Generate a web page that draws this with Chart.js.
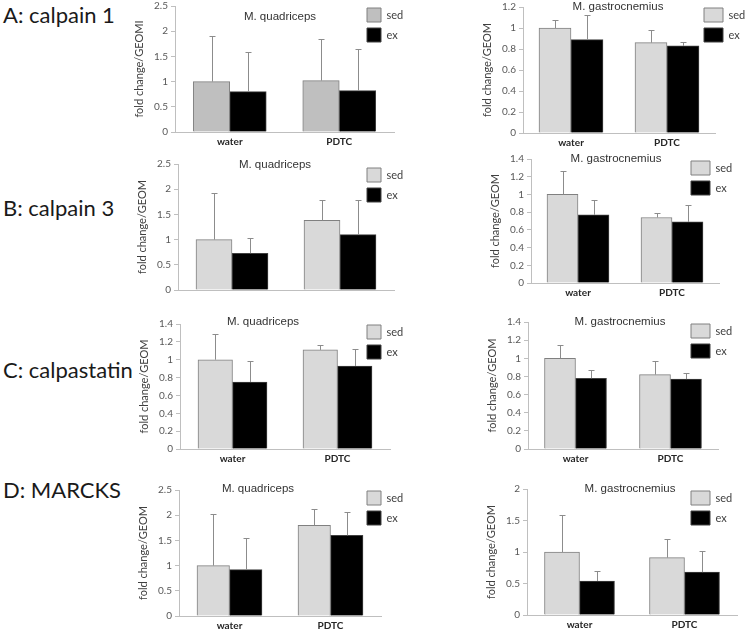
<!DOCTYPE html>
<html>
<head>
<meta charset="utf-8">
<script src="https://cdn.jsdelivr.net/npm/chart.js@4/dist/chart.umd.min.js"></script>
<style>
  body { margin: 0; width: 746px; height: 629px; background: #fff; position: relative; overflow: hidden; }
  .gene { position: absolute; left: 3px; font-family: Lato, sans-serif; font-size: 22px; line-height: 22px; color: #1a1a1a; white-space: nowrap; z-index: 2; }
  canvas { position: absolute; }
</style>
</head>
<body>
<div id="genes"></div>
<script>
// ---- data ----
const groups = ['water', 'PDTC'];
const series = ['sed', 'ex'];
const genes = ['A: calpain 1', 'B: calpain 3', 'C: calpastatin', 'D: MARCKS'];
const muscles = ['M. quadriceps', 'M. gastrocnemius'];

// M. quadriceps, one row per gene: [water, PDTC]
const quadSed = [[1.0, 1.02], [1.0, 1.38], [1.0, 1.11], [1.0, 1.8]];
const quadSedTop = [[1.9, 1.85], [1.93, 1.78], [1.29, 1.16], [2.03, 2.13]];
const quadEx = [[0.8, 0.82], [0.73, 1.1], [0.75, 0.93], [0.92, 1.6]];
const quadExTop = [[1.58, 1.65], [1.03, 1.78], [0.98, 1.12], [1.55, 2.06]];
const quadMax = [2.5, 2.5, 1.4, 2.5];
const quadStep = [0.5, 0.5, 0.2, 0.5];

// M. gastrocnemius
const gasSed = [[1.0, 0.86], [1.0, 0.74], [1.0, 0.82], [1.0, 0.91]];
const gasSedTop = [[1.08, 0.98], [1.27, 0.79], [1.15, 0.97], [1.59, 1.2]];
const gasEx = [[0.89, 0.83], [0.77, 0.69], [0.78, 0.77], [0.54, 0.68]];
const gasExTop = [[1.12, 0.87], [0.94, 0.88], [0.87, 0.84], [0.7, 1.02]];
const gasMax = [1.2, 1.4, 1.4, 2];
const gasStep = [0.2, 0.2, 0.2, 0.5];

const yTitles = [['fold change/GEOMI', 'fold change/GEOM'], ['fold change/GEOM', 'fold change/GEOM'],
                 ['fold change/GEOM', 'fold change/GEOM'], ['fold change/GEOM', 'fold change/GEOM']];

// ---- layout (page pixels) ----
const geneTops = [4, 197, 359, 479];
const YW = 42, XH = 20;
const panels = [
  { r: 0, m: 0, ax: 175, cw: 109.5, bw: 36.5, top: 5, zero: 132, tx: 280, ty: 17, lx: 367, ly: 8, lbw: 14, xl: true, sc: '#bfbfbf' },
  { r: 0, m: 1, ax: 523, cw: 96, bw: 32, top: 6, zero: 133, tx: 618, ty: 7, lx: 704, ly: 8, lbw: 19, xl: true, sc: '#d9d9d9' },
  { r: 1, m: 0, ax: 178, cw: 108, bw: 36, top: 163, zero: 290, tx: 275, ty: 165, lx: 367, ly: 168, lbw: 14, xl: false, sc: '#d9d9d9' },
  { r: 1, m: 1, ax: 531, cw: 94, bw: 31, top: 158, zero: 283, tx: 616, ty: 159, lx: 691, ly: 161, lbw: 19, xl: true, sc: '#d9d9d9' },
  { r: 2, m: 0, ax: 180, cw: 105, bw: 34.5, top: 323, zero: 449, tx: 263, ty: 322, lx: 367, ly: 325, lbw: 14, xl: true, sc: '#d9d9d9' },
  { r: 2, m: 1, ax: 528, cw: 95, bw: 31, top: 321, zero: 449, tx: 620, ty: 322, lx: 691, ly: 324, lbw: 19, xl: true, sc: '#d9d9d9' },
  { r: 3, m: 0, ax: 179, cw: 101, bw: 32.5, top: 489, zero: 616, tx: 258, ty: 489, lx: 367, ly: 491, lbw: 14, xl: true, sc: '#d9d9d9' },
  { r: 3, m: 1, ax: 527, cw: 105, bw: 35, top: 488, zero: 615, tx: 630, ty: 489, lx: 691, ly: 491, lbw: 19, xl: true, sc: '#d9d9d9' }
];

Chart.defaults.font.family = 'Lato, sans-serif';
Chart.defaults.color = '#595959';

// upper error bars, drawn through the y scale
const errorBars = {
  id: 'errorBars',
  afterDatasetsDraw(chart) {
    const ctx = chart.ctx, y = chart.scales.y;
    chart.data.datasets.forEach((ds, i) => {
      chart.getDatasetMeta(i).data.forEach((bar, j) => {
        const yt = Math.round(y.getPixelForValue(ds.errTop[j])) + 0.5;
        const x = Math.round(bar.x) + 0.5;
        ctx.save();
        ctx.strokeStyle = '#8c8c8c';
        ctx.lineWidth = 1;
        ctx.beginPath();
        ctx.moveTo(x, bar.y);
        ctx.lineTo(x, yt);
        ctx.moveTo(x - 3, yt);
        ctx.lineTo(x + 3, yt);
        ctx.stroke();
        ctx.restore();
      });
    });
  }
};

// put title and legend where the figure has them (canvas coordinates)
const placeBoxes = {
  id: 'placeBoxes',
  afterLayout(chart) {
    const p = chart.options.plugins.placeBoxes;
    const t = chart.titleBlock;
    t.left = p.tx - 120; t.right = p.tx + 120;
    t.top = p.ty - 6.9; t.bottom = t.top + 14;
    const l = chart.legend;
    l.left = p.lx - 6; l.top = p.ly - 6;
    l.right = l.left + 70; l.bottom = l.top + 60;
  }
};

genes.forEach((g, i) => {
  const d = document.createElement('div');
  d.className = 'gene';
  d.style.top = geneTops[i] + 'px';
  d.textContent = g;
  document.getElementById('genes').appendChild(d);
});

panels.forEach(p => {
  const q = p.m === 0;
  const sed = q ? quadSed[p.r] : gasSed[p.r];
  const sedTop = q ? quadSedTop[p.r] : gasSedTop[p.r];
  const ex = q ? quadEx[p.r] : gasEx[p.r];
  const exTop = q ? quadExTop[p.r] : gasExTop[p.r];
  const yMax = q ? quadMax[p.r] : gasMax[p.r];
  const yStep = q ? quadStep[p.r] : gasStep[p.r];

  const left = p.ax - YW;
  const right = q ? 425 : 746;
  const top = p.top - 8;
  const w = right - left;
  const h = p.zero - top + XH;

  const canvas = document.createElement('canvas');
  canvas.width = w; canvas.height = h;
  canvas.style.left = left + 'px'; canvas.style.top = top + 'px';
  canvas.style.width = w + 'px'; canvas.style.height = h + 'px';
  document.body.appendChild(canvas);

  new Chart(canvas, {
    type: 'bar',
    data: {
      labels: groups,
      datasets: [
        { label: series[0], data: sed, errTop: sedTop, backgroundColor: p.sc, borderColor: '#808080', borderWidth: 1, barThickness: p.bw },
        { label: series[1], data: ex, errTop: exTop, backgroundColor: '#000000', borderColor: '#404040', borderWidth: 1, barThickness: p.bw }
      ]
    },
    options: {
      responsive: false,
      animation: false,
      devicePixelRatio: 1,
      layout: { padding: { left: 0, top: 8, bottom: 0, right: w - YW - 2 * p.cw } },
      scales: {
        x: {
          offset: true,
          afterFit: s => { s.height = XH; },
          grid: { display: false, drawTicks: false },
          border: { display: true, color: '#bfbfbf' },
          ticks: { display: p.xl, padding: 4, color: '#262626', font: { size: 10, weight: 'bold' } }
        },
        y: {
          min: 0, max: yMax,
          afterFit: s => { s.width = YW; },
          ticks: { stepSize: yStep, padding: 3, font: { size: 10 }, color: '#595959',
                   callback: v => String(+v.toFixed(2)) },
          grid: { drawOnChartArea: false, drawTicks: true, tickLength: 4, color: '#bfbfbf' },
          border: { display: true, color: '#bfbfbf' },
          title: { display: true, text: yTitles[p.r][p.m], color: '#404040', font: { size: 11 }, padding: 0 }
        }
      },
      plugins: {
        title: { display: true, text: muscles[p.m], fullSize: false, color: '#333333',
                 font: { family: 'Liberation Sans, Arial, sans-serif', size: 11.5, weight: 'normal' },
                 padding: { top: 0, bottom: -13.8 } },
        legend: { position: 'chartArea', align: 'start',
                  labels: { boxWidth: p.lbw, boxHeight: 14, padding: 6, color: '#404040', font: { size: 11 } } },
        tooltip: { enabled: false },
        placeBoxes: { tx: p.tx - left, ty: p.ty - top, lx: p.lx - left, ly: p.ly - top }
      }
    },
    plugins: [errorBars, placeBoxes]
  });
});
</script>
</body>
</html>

#### What the task asks
Search the lines above for the string "page", then show every one that has it.

#### Task answer
Generate a web page that draws this with Chart.js.
// ---- layout (page pixels) ----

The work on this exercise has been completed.